Please, without the pictures, retype exactly the lines from the start of the material through the line that holds "plt.rcParams['font.family'] = ['Liberation".
# START OF Material provided
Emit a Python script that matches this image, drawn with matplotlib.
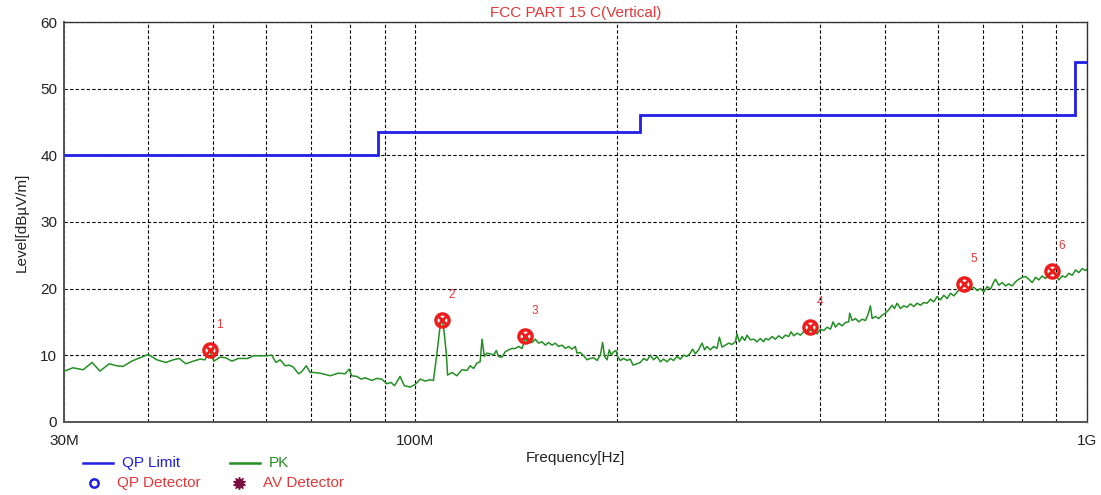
import matplotlib
matplotlib.use("Agg")
import matplotlib.pyplot as plt
from matplotlib.lines import Line2D
from matplotlib.ticker import FixedLocator, NullFormatter

plt.rcParams['font.family'] = ['Liberation Sans', 'DejaVu Sans']

# Peak-detector sweep (frequency in MHz, level in dBuV/m)
pk_freq = [
    30.0, 30.9, 32.0, 33.0, 33.9, 35.0, 35.9, 36.7, 37.8, 39.1, 40.0, 41.2, 42.5, 43.6, 44.5,
    45.5, 46.7, 47.8, 48.6, 49.4, 50.1, 51.2, 52.2, 53.3, 54.5, 56.3, 57.4, 58.7, 60.1, 61.1,
    62.0, 62.9, 64.0, 64.9, 65.8, 67.0, 67.7, 68.8, 69.7, 70.5, 72.1, 74.7, 76.8, 78.6, 79.7,
    80.4, 81.8, 83.0, 84.2, 86.1, 87.6, 89.1, 90.7, 92.0, 93.1, 94.9, 96.3, 98.3, 100.0, 101.7,
    103.4, 105.2, 106.4, 107.7, 108.9, 109.5, 110.1, 111.2, 111.7, 113.4, 115.3, 117.3, 119.4, 120.7, 122.1,
    123.5, 124.9, 125.7, 126.7, 127.8, 129.3, 130.8, 132.0, 133.0, 134.6, 136.1, 137.7, 139.3, 140.9, 142.5,
    144.2, 145.8, 147.5, 149.2, 150.9, 152.6, 154.4, 156.2, 157.9, 159.8, 161.6, 163.4, 165.4, 167.3, 169.2,
    171.1, 173.1, 174.1, 176.1, 178.1, 180.2, 182.2, 184.3, 186.5, 188.6, 190.1, 191.4, 193.0, 194.5, 195.8,
    197.4, 199.0, 200.1, 202.0, 204.3, 206.7, 209.0, 211.0, 213.9, 216.3, 218.8, 221.3, 223.9, 226.4, 229.1,
    231.7, 234.3, 237.1, 239.8, 242.5, 245.3, 248.1, 251.0, 253.9, 256.8, 258.8, 261.2, 264.2, 267.3, 269.7,
    271.9, 275.0, 278.2, 281.4, 283.7, 286.3, 289.6, 292.9, 296.3, 299.7, 301.4, 303.8, 306.7, 309.4, 312.0,
    315.5, 319.1, 322.9, 326.5, 330.2, 332.2, 336.0, 339.9, 343.8, 347.7, 351.8, 355.8, 359.8, 362.8, 366.1,
    370.4, 374.6, 378.8, 383.3, 387.7, 392.1, 396.7, 401.2, 405.8, 410.5, 415.2, 419.1, 422.4, 427.2, 432.2,
    437.1, 442.1, 443.6, 447.3, 452.4, 457.5, 462.9, 468.2, 471.9, 476.3, 479.1, 484.5, 490.0, 495.8, 501.4,
    507.1, 513.1, 517.1, 522.0, 527.9, 533.9, 540.2, 546.3, 552.6, 559.0, 565.4, 571.9, 578.6, 585.2, 591.8,
    598.8, 605.6, 612.5, 619.7, 626.7, 633.9, 641.3, 648.6, 656.0, 663.7, 671.3, 678.9, 686.9, 694.7, 702.6,
    710.8, 718.9, 727.1, 731.4, 739.7, 748.4, 756.9, 765.5, 774.5, 783.3, 792.3, 801.6, 810.7, 819.9, 829.6,
    839.0, 848.6, 858.5, 868.3, 878.2, 888.5, 898.6, 908.8, 919.5, 930.0, 940.6, 951.6, 962.5, 973.4, 984.8,
    996.1, 1000.0,
]
pk_level = [
    7.6, 8.1, 7.8, 8.9, 7.6, 8.7, 8.4, 8.3, 9.1, 9.7, 10.1, 9.3, 8.9, 9.3, 9.5,
    8.7, 9.1, 9.4, 9.3, 10.7, 9.1, 9.7, 9.6, 9.1, 9.5, 9.5, 9.9, 9.9, 9.9, 10.0,
    8.9, 9.3, 8.4, 8.5, 8.2, 7.2, 7.5, 8.4, 7.4, 7.4, 7.3, 6.9, 7.3, 7.2, 7.9,
    6.9, 6.8, 6.4, 6.6, 6.2, 6.5, 6.4, 5.7, 5.9, 5.4, 6.8, 5.4, 5.2, 5.6, 6.4,
    6.1, 6.3, 6.2, 10.3, 14.5, 15.3, 14.5, 10.3, 7.0, 7.4, 6.9, 7.8, 7.7, 8.4, 8.0,
    8.8, 9.0, 12.4, 9.8, 10.3, 10.2, 10.0, 10.7, 9.8, 9.7, 10.5, 10.8, 11.0, 11.0, 11.3,
    11.0, 12.5, 11.9, 11.9, 12.4, 11.8, 12.0, 11.5, 11.9, 11.5, 11.8, 11.3, 11.5, 11.0, 11.3,
    10.9, 11.3, 10.3, 10.4, 9.9, 9.3, 9.5, 9.6, 9.2, 10.0, 11.9, 9.8, 9.3, 10.8, 10.0,
    10.5, 10.7, 9.8, 9.2, 9.5, 9.2, 9.4, 8.5, 8.7, 8.9, 9.5, 9.2, 10.0, 9.3, 9.8,
    9.0, 9.4, 9.0, 9.5, 9.2, 9.8, 9.4, 10.0, 9.8, 10.3, 10.9, 10.2, 10.8, 11.8, 10.8,
    11.3, 10.8, 11.3, 11.0, 12.7, 11.2, 11.5, 11.8, 11.6, 12.0, 13.2, 12.0, 12.8, 12.2, 13.0,
    12.3, 12.4, 12.0, 12.5, 12.0, 12.5, 12.3, 12.8, 12.4, 12.9, 12.5, 13.0, 12.8, 13.5, 12.9,
    13.3, 13.0, 13.5, 13.3, 13.8, 13.5, 13.2, 13.9, 13.7, 14.2, 13.9, 15.0, 14.2, 14.8, 14.4,
    14.9, 15.0, 16.3, 15.2, 15.5, 15.0, 15.4, 15.2, 16.0, 17.4, 15.5, 15.8, 15.5, 16.0, 16.3,
    16.8, 17.5, 17.0, 17.8, 17.0, 17.4, 17.2, 17.7, 17.3, 17.8, 17.5, 17.9, 17.8, 18.4, 18.0,
    18.8, 18.3, 19.0, 18.5, 19.3, 18.9, 19.5, 20.0, 20.5, 20.3, 19.9, 20.2, 19.7, 20.0, 19.5,
    20.3, 19.9, 21.0, 21.4, 20.5, 20.9, 20.4, 20.7, 20.4, 21.0, 21.4, 21.7, 21.8, 21.4, 20.9,
    21.7, 21.3, 21.9, 21.5, 22.3, 22.5, 22.3, 21.3, 21.9, 21.7, 22.3, 22.0, 22.8, 22.4, 23.0,
    22.7, 22.9,
]

# FCC Part 15 quasi-peak limit at 3 m (band edges in MHz, limit in dBuV/m)
limit_edges = [30, 88, 216, 960, 1000]
limit_level = [40.0, 43.5, 46.0, 54.0]

# Suspect points found on the sweep
marker_id = ["1", "2", "3", "4", "5", "6"]
marker_freq = [49.4, 109.5, 145.8, 387.7, 656.0, 888.5]
marker_level = [10.7, 15.3, 12.8, 14.2, 20.7, 22.7]

x_tick_values = [30, 100, 1000]
x_tick_labels = ["30M", "100M", "1G"]
x_grid_values = [40, 50, 60, 70, 80, 90, 200, 300, 400, 500, 600, 700, 800, 900]
y_tick_values = [0, 10, 20, 30, 40, 50, 60]

RED = "#e23838"
MARK_RED = "#f01c1c"
BLUE = "#1f1fe6"
GREEN = "#238f23"

fig = plt.figure(figsize=(11.01, 4.95), dpi=100)
ax = fig.add_axes([64.3 / 1101, 1 - 421.7 / 495, (1086.7 - 64.3) / 1101, (421.7 - 22.3) / 495])

ax.set_xscale("log")
ax.set_xlim(30, 1000)
ax.set_ylim(0, 60)

ax.xaxis.set_major_locator(FixedLocator(x_tick_values))
ax.xaxis.set_minor_locator(FixedLocator(x_grid_values))
ax.xaxis.set_minor_formatter(NullFormatter())
ax.set_xticklabels(x_tick_labels)
ax.set_yticks(y_tick_values)
ax.tick_params(axis="both", which="both", length=0, labelsize=11, colors="#222222")
ax.tick_params(axis="x", pad=9)
ax.tick_params(axis="y", pad=5)

grid_style = dict(color="black", linestyle=(0, (3, 2)), linewidth=0.8)
ax.grid(True, which="major", **grid_style)
ax.grid(True, which="minor", axis="x", **grid_style)
ax.set_axisbelow(True)

for side in ("left", "bottom"):
    ax.spines[side].set_color("#555555")
    ax.spines[side].set_linewidth(1.4)
for side in ("top", "right"):
    ax.spines[side].set_color("#333333")
    ax.spines[side].set_linewidth(1.0)

# Limit line
ax.stairs(limit_level, limit_edges, color=BLUE, linewidth=2.0, baseline=None, zorder=3)

# Measured trace
ax.plot(pk_freq, pk_level, color=GREEN, linewidth=1.1, zorder=4)

# Markers with their index numbers
ax.plot(marker_freq, marker_level, linestyle="none", marker="o", markersize=9.5,
        markerfacecolor="none", markeredgecolor=MARK_RED, markeredgewidth=2.4, zorder=5)
ax.plot(marker_freq, marker_level, linestyle="none", marker="x", markersize=6,
        markeredgecolor=MARK_RED, markeredgewidth=2.0, zorder=5)
for mid, f, lv in zip(marker_id, marker_freq, marker_level):
    ax.annotate(mid, (f, lv), xytext=(7, 18), textcoords="offset points",
                color=RED, fontsize=8.5, ha="center", va="center")

ax.set_title("FCC PART 15 C(Vertical)", color=RED, fontsize=11, pad=4)
ax.set_xlabel("Frequency[Hz]", fontsize=11, color="#222222", labelpad=2)
ax.set_ylabel("Level[dBµV/m]", fontsize=11, color="#222222", labelpad=8)

# Legend drawn below the axes
def fx(px):
    return px / 1101

def fy(py):
    return 1 - py / 495

fig.add_artist(Line2D([fx(83), fx(113)], [fy(463), fy(463)], color=BLUE, linewidth=1.8))
fig.text(fx(122), fy(463), "QP Limit", color=BLUE, fontsize=11, va="center", ha="left")
fig.add_artist(Line2D([fx(230), fx(260)], [fy(463), fy(463)], color=GREEN, linewidth=1.8))
fig.text(fx(269), fy(463), "PK", color=GREEN, fontsize=11, va="center", ha="left")
fig.add_artist(Line2D([fx(94)], [fy(483)], marker="o", markersize=6, markerfacecolor="none",
                      markeredgecolor=BLUE, markeredgewidth=1.8, linestyle="none"))
fig.text(fx(117), fy(483), "QP Detector", color=RED, fontsize=11, va="center", ha="left")
fig.add_artist(Line2D([fx(239)], [fy(483)], marker=(10, 1, 0), markersize=9,
                      color="#7a1040", linestyle="none"))
fig.text(fx(263), fy(483), "AV Detector", color=RED, fontsize=11, va="center", ha="left")

fig.savefig("out.png", dpi=100)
# END OF Material provided
→ Exercise solution
Emit a Python script that matches this image, drawn with matplotlib.
import matplotlib
matplotlib.use("Agg")
import matplotlib.pyplot as plt
from matplotlib.lines import Line2D
from matplotlib.ticker import FixedLocator, NullFormatter

plt.rcParams['font.family'] = ['Liberation Sans', 'DejaVu Sans']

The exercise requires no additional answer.